The case for the over
One thing working against the idea that Akin merely had bad luck in his 2020 outings is that his average exit velocity allowed, per Fangraphs, was 91.4 miles per hour. There were 323 MLB pitchers last season who threw at least 20 innings. Only 17 of these pitchers had a higher EV allowed than Akin. A handful of them had better ERAs, but most were bad. Akin was in the fifth percentile for exit velocity and second percentile for hard hit percentage.
Those are tough numbers. If you’re an optimist you can shrug them off as the noise of a small sample size. If you’re enough of a pessimist to vote over on 5.00 ERA, well, there’s your reason.
The case for the under
The simplest case for the under is this: There’s a lot of room for Keegan Akin to underachieve what you might hope for him right now and still stay under a 5.00 ERA. He had what could have been some bad luck in 2020 and still ended up with an acceptable 4.56 ERA. That’s not great if that’s your #1 starter pitching like that, but if it’s your #4 or #5 starter - which is what most scouting reports on Akin have suggested as his ceiling - then it is fine.
Make your pick
If you want to know “Why ZiPS?” take a look at my first post in this series last week. Our readers are optimistic so far, with 63% voting over on Trey Mancini’s projected OPS, 67% going over for Austin Hays, and 95% going under on John Means’s projected ERA.

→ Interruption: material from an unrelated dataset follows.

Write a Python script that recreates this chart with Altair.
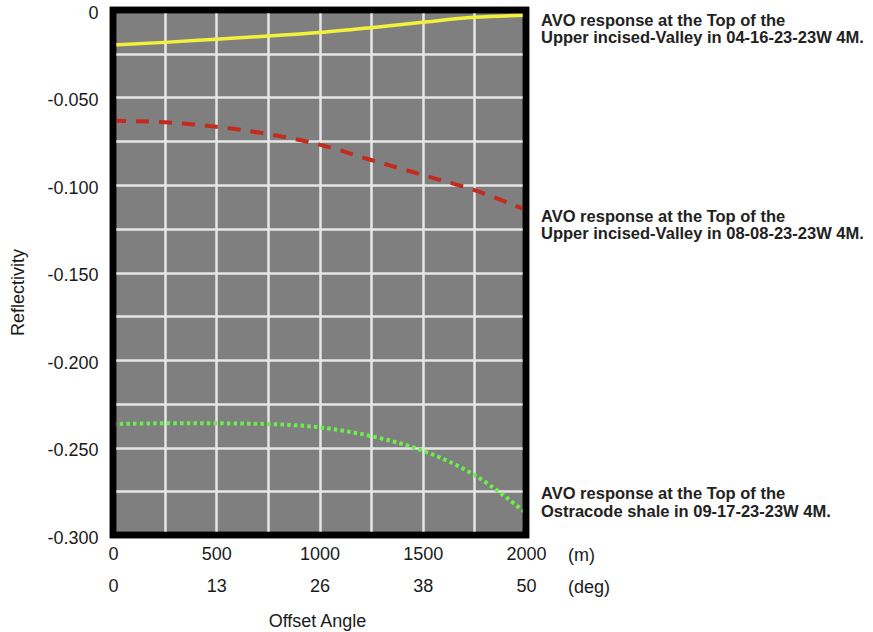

The only polls I’ll revisit at season’s end are the ones where a hitter takes at least 200 plate appearances, a reliever throws at least 25 innings, or a starter throws at least 60 innings as Orioles. That’s about a third of a season. If someone gets hurt or gets traded before they can play that much, it won’t be very interesting to see if they beat their projected performance or not.
In the event of a push, where Akin has exactly a 5.00 ERA, the tie goes to the over.